A stock market correction might be in the cards. But QE infinity is supposed to prevent that, and QE has been pretty good at it. Also, corporate profits of the listed companies are doing pretty well. I wouldn't be surprised if it ended up at all-time highs over the next couple of years.

We will see how the federal fiscal situation gets handled. I think this will be the biggest factor in how the markets perform, even more important than QE. America is going broke, fast.

Team Zissou
Broseph President Camacho

This is what the Austrian school still has not addressed. The only thing they've done is recycle some old essays by Mises and Rothbard. Even Shostak hasn't analyzed it thoroughly. I'm not qualified to analyze everything downstream and it seems nobody at would either.

Also, don't count on corporate profits going down so long as we're importing a million consumers a year.
Do those consumers have any more disposable income than the natives?

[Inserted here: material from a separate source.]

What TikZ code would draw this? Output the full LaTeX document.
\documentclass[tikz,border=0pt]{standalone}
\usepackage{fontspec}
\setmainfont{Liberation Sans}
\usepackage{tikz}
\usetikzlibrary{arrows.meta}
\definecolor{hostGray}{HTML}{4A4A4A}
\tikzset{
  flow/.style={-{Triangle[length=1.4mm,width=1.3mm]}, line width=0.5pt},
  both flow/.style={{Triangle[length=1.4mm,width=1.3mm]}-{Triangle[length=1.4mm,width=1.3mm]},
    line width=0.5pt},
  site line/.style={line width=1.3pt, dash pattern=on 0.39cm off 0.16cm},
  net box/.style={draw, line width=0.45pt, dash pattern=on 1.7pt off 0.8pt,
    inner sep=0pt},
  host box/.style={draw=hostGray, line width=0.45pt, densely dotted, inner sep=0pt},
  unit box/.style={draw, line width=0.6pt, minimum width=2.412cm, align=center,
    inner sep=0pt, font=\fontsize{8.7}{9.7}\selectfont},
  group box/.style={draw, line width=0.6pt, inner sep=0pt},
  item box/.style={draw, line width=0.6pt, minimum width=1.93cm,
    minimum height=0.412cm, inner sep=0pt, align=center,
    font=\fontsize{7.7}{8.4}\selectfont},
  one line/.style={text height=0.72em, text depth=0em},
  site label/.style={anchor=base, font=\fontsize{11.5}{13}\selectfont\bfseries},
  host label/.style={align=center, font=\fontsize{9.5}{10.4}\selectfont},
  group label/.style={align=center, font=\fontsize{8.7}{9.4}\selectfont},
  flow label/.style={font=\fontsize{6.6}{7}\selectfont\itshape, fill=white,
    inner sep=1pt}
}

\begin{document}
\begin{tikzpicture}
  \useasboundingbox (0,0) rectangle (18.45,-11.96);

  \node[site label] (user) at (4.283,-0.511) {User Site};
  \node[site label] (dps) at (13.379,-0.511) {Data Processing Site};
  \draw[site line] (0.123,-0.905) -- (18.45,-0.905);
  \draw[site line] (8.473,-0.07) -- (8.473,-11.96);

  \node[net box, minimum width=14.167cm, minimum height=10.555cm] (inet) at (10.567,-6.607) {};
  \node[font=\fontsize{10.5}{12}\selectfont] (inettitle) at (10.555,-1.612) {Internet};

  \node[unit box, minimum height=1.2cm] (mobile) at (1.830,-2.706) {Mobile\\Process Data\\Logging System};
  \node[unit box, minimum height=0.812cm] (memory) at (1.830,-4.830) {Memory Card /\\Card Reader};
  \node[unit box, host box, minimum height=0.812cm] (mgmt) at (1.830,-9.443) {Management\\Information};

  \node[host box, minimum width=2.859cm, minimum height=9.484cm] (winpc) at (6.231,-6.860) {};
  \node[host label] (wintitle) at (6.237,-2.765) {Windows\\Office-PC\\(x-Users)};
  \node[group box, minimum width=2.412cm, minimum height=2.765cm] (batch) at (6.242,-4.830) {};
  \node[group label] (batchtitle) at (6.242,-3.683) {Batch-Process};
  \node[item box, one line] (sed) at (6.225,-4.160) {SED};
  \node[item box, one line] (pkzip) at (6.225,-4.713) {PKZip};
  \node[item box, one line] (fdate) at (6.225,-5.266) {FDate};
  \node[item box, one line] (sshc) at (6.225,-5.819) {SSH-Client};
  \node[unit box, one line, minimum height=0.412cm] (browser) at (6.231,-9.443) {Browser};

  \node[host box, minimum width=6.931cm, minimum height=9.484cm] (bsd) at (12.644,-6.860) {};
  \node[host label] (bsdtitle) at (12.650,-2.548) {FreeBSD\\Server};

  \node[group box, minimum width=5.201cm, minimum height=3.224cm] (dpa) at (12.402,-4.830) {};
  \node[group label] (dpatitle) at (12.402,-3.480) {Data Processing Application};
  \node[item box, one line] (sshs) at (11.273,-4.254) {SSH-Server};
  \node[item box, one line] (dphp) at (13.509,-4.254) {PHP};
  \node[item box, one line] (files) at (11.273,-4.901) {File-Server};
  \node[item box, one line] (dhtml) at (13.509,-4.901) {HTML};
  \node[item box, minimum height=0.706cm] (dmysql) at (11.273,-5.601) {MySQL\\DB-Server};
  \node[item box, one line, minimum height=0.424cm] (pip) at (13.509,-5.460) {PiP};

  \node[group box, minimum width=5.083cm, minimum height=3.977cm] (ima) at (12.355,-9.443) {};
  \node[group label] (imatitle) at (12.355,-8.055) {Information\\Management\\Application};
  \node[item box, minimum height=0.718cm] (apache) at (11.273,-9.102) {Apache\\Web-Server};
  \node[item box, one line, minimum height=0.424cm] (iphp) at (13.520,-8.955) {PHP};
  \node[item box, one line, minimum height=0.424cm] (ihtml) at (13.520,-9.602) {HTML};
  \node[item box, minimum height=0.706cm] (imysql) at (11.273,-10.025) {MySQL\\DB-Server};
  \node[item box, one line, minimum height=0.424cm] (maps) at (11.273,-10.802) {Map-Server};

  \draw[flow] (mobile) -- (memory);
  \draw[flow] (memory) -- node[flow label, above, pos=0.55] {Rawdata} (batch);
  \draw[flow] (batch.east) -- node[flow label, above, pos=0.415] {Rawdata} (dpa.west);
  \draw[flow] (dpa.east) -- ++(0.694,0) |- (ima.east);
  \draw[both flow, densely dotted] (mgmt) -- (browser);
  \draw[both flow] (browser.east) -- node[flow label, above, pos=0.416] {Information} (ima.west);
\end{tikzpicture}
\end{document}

Or is the bulk of them going to be in minimum-wage service sector jobs (if they're even employed) and siphoning off Uncle Sam's boob as well?

I'm even less qualified than anyone here to comment on economics, but I just don't see where the revenue (corporate or government) is going to come from other than firing up the printing press.

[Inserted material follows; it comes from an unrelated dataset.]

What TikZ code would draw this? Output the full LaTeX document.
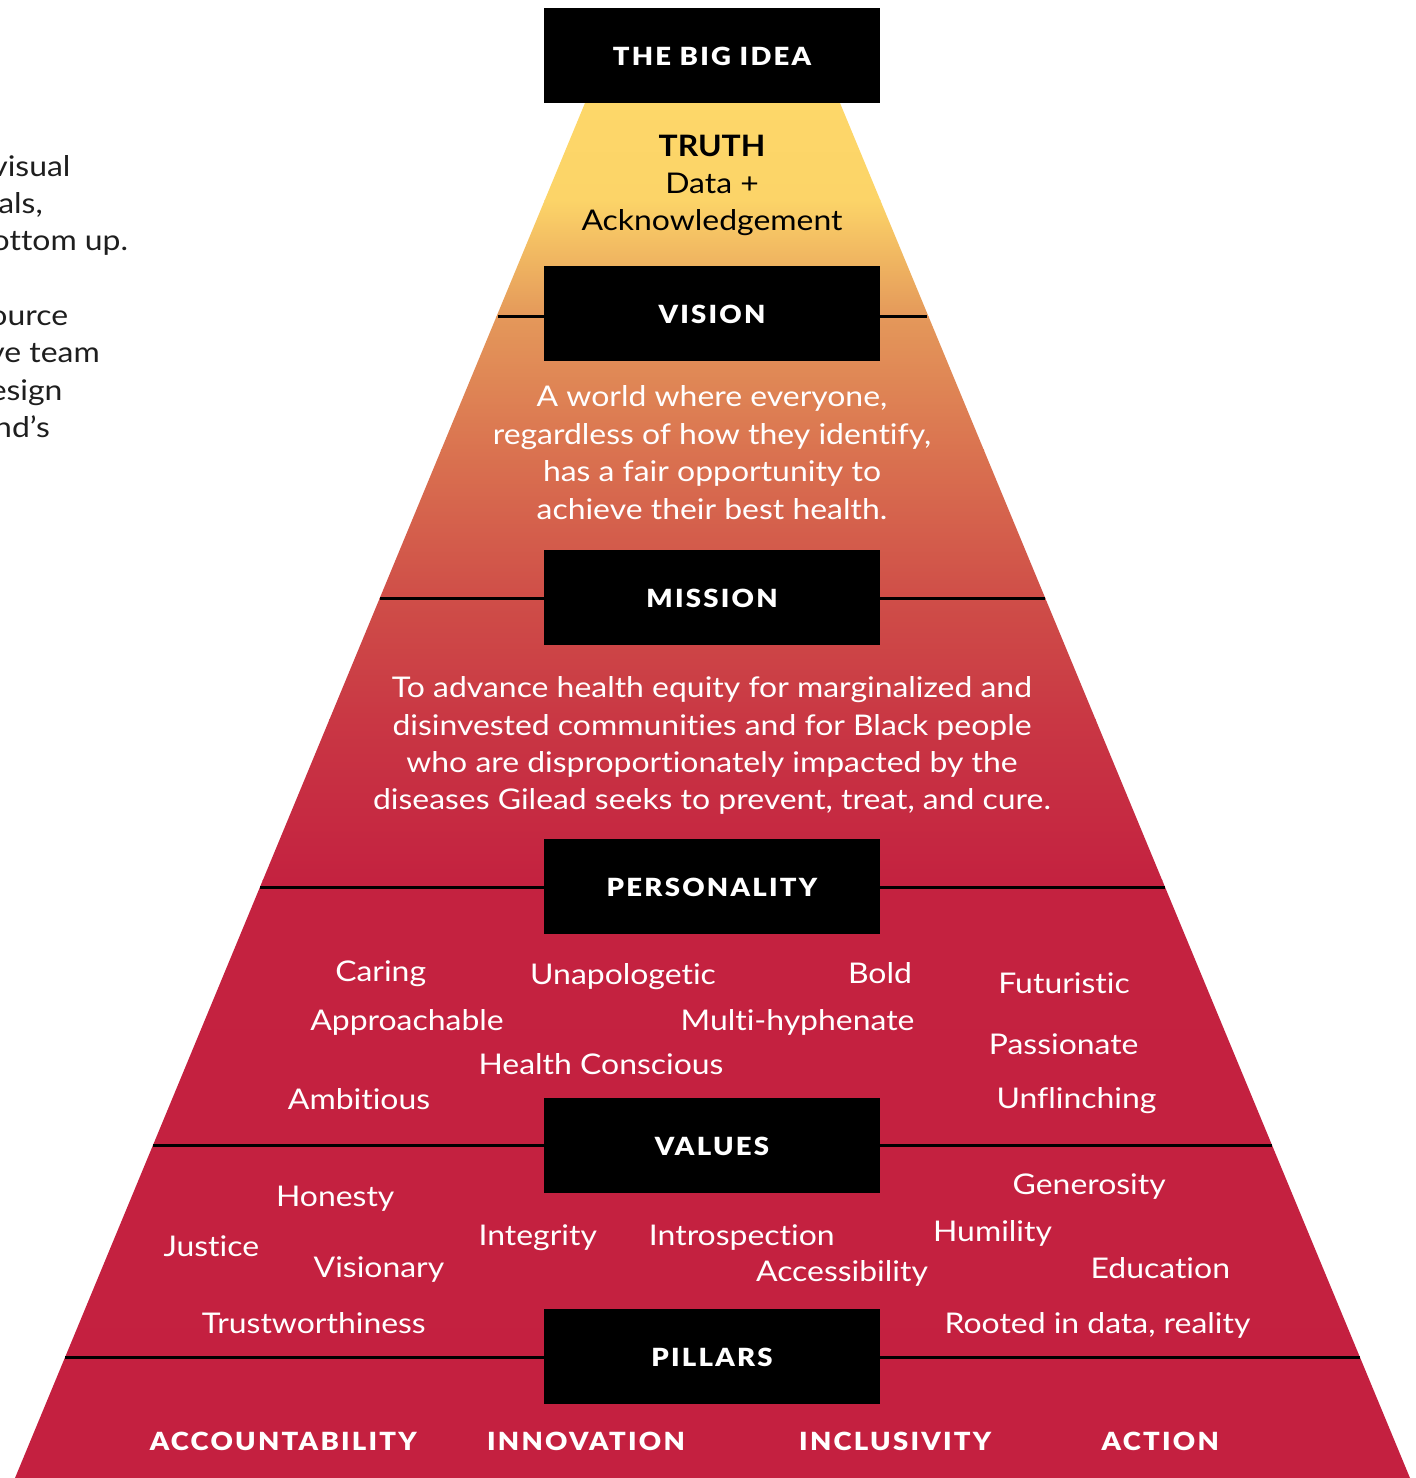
\documentclass[tikz,border=0pt]{standalone}
\usepackage{fontspec}
\setmainfont[FakeStretch=1.12, Ligatures=NoCommon]{Lato}
\IfFontExistsTF{Lato Black}{\newfontfamily\labelfont[LetterSpace=9, FakeStretch=1.1]{Lato Black}}{\newfontfamily\labelfont[LetterSpace=9, FakeStretch=1.1]{Lato}[BoldFont=*]}
\IfFontExistsTF{Lato Bold}{\newfontfamily\boldbody[FakeStretch=1.08]{Lato Bold}}{\newfontfamily\boldbody[FakeStretch=1.08]{Lato}}
\definecolor{gA}{RGB}{253,215,105}
\definecolor{gB}{RGB}{252,212,104}
\definecolor{gC}{RGB}{228,152,90}
\definecolor{gD}{RGB}{218,115,80}
\definecolor{gE}{RGB}{207,78,72}
\definecolor{gF}{RGB}{201,55,68}
\definecolor{gG}{RGB}{196,34,64}
\definecolor{gH}{RGB}{196,32,64}
\definecolor{sidegray}{RGB}{30,30,30}
\tikzset{
  labelbox/.style={fill=black, minimum width=336pt, minimum height=95pt, inner sep=0pt,
    text=white, font=\labelfont\fontsize{25}{25}\selectfont, text height=20pt, text depth=0pt},
  sepline/.style={line width=3pt, draw=black},
  bodytext/.style={text=white, font=\fontsize{28.5}{37.5}\selectfont, inner sep=0pt, anchor=base},
  darktext/.style={text=black, font=\fontsize{28.5}{37.5}\selectfont, inner sep=0pt, anchor=base},
  pillartext/.style={text=white, font=\labelfont\fontsize{25}{25}\selectfont, inner sep=0pt, anchor=base},
  sidetext/.style={text=sidegray, font=\fontsize{28.5}{37.5}\selectfont, inner sep=0pt, anchor=base east},
}
\begin{document}
\begin{tikzpicture}[x=1pt,y=-1pt]
\useasboundingbox (0,0) rectangle (1416,1478);
% pyramid with vertical gradient
\begin{scope}
  \clip (585,103) -- (840,103) -- (1410,1478) -- (15,1478) -- cycle;
  \shade[top color=gA, bottom color=gB] (0,103) rectangle (1416,200);
  \shade[top color=gB, bottom color=gC] (0,199.5) rectangle (1416,317);
  \shade[top color=gC, bottom color=gD] (0,316.5) rectangle (1416,450);
  \shade[top color=gD, bottom color=gE] (0,449.5) rectangle (1416,598);
  \shade[top color=gE, bottom color=gF] (0,597.5) rectangle (1416,720);
  \shade[top color=gF, bottom color=gG] (0,719.5) rectangle (1416,880);
  \shade[top color=gG, bottom color=gH] (0,879.5) rectangle (1416,1478);
\end{scope}
% edge coordinates
\coordinate (L1) at (497.7,316.5);  \coordinate (R1) at (927.3,316.5);
\coordinate (L2) at (380.0,598);    \coordinate (R2) at (1045.0,598);
\coordinate (L3) at (260.2,887);    \coordinate (R3) at (1164.8,887);
\coordinate (L4) at (152.8,1145.5); \coordinate (R4) at (1272.2,1145.5);
\coordinate (L5) at (65.4,1357);    \coordinate (R5) at (1359.6,1357);
\draw[sepline] (L1) -- (R1);
\draw[sepline] (L2) -- (R2);
\draw[sepline] (L3) -- (R3);
\draw[sepline] (L4) -- (R4);
\draw[sepline] (L5) -- (R5);
% label boxes
\node[labelbox] (bigidea) at (712,55.5) {THE BIG IDEA};
\node[labelbox] (vision) at (712,313.5) {VISION};
\node[labelbox] (mission) at (712,597.5) {MISSION};
\node[labelbox] (personality) at (712,886.5) {PERSONALITY};
\node[labelbox] (values) at (712,1145.5) {VALUES};
\node[labelbox] (pillars) at (712,1356.5) {PILLARS};
% truth
\node[darktext, font=\boldbody\fontsize{29.5}{37.5}\selectfont] (truth) at (712,156.7) {TRUTH};
\node[darktext] (data) at (712,193.3) {Data +};
\node[darktext] (ack) at (712,230) {Acknowledgement};
% vision text
\node[bodytext] (v1) at (712,406.7) {A world where everyone,};
\node[bodytext] (v2) at (712,444) {regardless of how they identify,};
\node[bodytext] (v3) at (712,481.7) {has a fair opportunity to};
\node[bodytext] (v4) at (712,519) {achieve their best health.};
% mission text
\node[bodytext] (m1) at (712,697.3) {To advance health equity for marginalized and};
\node[bodytext] (m2) at (712,735) {disinvested communities and for Black people};
\node[bodytext] (m3) at (712,772.3) {who are disproportionately impacted by the};
\node[bodytext] (m4) at (712,809.3) {diseases Gilead seeks to prevent, treat, and cure.};
% personality words
\node[bodytext] (caring) at (380.7,981.7) {Caring};
\node[bodytext] (unapol) at (623,984) {Unapologetic};
\node[bodytext] (bold) at (880,983.3) {Bold};
\node[bodytext] (futur) at (1064,993.3) {Futuristic};
\node[bodytext] (approach) at (407,1030) {Approachable};
\node[bodytext] (multi) at (797.5,1030) {Multi-hyphenate};
\node[bodytext] (passion) at (1063.7,1054.3) {Passionate};
\node[bodytext] (health) at (601,1074.3) {Health Conscious};
\node[bodytext] (ambit) at (359,1109.3) {Ambitious};
\node[bodytext] (unflinch) at (1076.5,1108.3) {Unflinching};
% values words
\node[bodytext] (honesty) at (335.2,1206) {Honesty};
\node[bodytext] (generosity) at (1089.2,1194) {Generosity};
\node[bodytext] (justice) at (211.3,1256) {Justice};
\node[bodytext] (integrity) at (537.8,1245.7) {Integrity};
\node[bodytext] (introspection) at (741.8,1245.7) {Introspection};
\node[bodytext] (humility) at (992.5,1241) {Humility};
\node[bodytext] (visionary) at (379,1277.3) {Visionary};
\node[bodytext] (access) at (842,1281.7) {Accessibility};
\node[bodytext] (education) at (1160.3,1278.3) {Education};
\node[bodytext] (trust) at (313.8,1333.3) {Trustworthiness};
\node[bodytext] (rooted) at (1097.5,1333.3) {Rooted in data, reality};
% pillars
\node[pillartext] (p1) at (283.3,1450.5) {ACCOUNTABILITY};
\node[pillartext] (p2) at (586,1450.5) {INNOVATION};
\node[pillartext] (p3) at (895.3,1450.5) {INCLUSIVITY};
\node[pillartext] (p4) at (1160.3,1450.5) {ACTION};
% cut-off side text
\node[sidetext] (s1) at (70.7,176.7) {visual};
\node[sidetext] (s2) at (43,213.3) {als,};
\node[sidetext] (s3) at (128.3,250.7) {ottom up.};
\node[sidetext] (s4) at (68.3,325) {ource};
\node[sidetext] (s5) at (100,362.7) {ve team};
\node[sidetext] (s6) at (62.7,400) {esign};
\node[sidetext] (s7) at (50,437) {nd’s};
\end{tikzpicture}
\end{document}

If it's true that consumer spending drives a significant portion of the economy (and I'm sure that's a debatable assumption) then that's almost played out as people approach the limit of personal debt they can accumulate to finance their lifestyles and of course they have no savings to fall back on, though to be fair, why save anything with lame-o interest rates and inflation that makes saving anything a fool's game to begin with?

I suppose you could argue productivity increases would buttress things, but I have a feeling we're approaching the limits on "productivity" too, what with both parents working with no time for anything else. There are only so many hours in the day and so much that efficiency can be improved.

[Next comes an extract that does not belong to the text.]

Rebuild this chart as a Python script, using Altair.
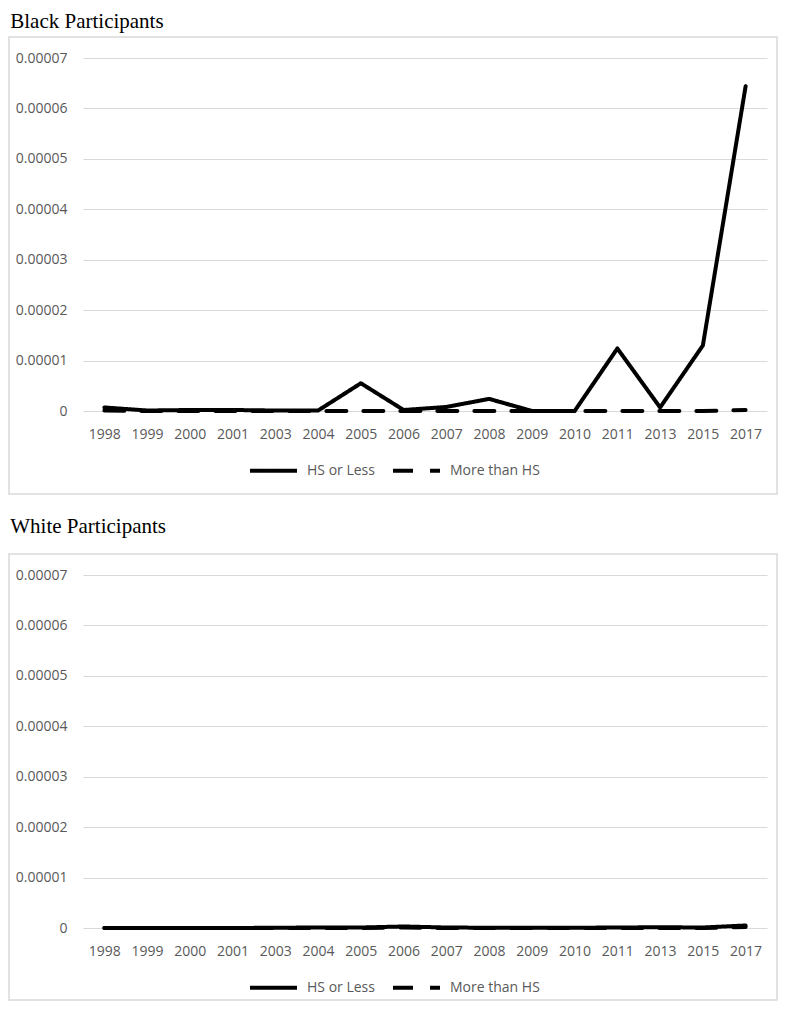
import altair as alt
import pandas as pd

years = ["1998", "1999", "2000", "2001", "2003", "2004", "2005", "2006",
         "2007", "2008", "2009", "2010", "2011", "2013", "2015", "2017"]
series_names = ["HS or Less", "More than HS"]

black_hs = [0.0000007, 0.0000001, 0.0000002, 0.0000002, 0.0000001, 0.0000001,
            0.0000055, 0.0000002, 0.0000008, 0.0000024, 0.0, 0.0,
            0.0000124, 0.0000007, 0.0000130, 0.0000644]
black_more = [0.0000001, 0.0, 0.0, 0.0, 0.0, 0.0, 0.0, 0.0,
              0.0, 0.0, 0.0, 0.0, 0.0, 0.0, 0.0, 0.0000002]

white_hs = [0.0, 0.0, 0.0, 0.0, 0.00000005, 0.0000001, 0.0000001, 0.0000003,
            0.0000001, 0.00000005, 0.00000005, 0.00000005, 0.0000001, 0.00000015,
            0.0000001, 0.0000005]
white_more = [0.0, 0.0, 0.0, 0.0, 0.0, 0.0, 0.0, 0.0000001,
              0.0, 0.0, 0.0, 0.0, 0.0, 0.0, 0.0, 0.0000002]

y_ticks = [0, 0.00001, 0.00002, 0.00003, 0.00004, 0.00005, 0.00006, 0.00007]

PW, PH = 684, 353
GRID = "#d9d9d9"
TXT = "#595959"
FONT = "Open Sans"


def panel(title, hs, more, title_offset, frame_bottom):
    df = pd.DataFrame({
        "year": years * 2,
        "series": [series_names[0]] * len(years) + [series_names[1]] * len(years),
        "value": hs + more,
    })
    frame = alt.Chart(pd.DataFrame({"f": [0]})).mark_rect(
        fill="transparent", stroke=GRID, strokeWidth=1.5
    ).encode(
        x=alt.value(-74), x2=alt.value(PW + 10), y=alt.value(-21),
        y2=alt.value(PH + frame_bottom)
    )
    lines = alt.Chart(df).mark_line(
        color="black", strokeWidth=4, strokeCap="round", strokeJoin="round"
    ).encode(
        x=alt.X("year:O", sort=years, title=None,
                scale=alt.Scale(type="point", padding=0.5),
                axis=alt.Axis(labelAngle=0, domain=False, ticks=False, grid=False,
                              labelPadding=16, labelFont=FONT, labelFontSize=14,
                              labelColor=TXT)),
        y=alt.Y("value:Q", title=None,
                scale=alt.Scale(domain=[0, 0.00007], nice=False),
                axis=alt.Axis(values=y_ticks, format="~f", domain=False, ticks=False,
                              gridColor=GRID, gridWidth=1, labelPadding=16,
                              labelFont=FONT, labelFontSize=14, labelColor=TXT)),
        strokeDash=alt.StrokeDash(
            "series:N",
            scale=alt.Scale(domain=series_names, range=[[1, 0], [20, 17]]),
            legend=alt.Legend(title=None, orient="none", direction="horizontal",
                              legendX=165, legendY=387, symbolType="stroke",
                              symbolSize=2209, symbolStrokeWidth=4,
                              symbolStrokeColor="black", labelOffset=8,
                              columnPadding=10, padding=0, labelFont=FONT,
                              labelFontSize=14, labelColor=TXT),
        ),
        order=alt.Order("series:N", sort="descending"),
    )
    return alt.layer(frame, lines).properties(
        width=PW, height=PH,
        title=alt.Title(title, font="Liberation Serif", fontSize=21,
                        fontWeight="normal", color="black", anchor="start",
                        baseline="top", frame="bounds", offset=title_offset, dx=2),
    )


chart = alt.vconcat(
    panel("Black Participants", black_hs, black_more, 4, 83),
    panel("White Participants", white_hs, white_more, 16, 72),
    spacing=21,
).resolve_legend(
    strokeDash="independent"
).resolve_scale(
    strokeDash="independent"
).properties(
    padding={"top": 3, "left": 0, "right": 0, "bottom": 0}
).configure_view(stroke=None)

chart.save("out.html", embed_options={"renderer": "svg", "actions": False})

While you can't predict game-changing inventions, innovation seems flat over all, limited to improvements in cell phones and software, so I can't see people standing in line for iPhone 7-14 are going to shore up the whole thing.

Speaking of boobs, nice sig picture.

I'm reading about self issued credit. It would solve the problem of the government hyper-inflating the currency.


Paul Grignon, the creator of the popular "Money as Debt" documentaries, joins Economics 101 to discuss his solution for an alternative currency. Digital Coin operates as a system of unique digital objects that function as self-issued credit. The value of this is measured relative to a "Perpetual Coin" unit of measure and fluctuates based on demand for that individual's goods and services. For much more information on this fascinating idea, please visit the Digital Coin website:

Team Zissou
Corporate America has gotten very good at making money off millions of low-end transactions. Ultimately your instincts are correct though. There's no way the new workforce will match the living standards of the old. Nor will they pay the taxes necessary to support retired engineers, academics, middle-management, etc.

Sweden and Germany in particular may give us a preview of how this sort of thing turns out.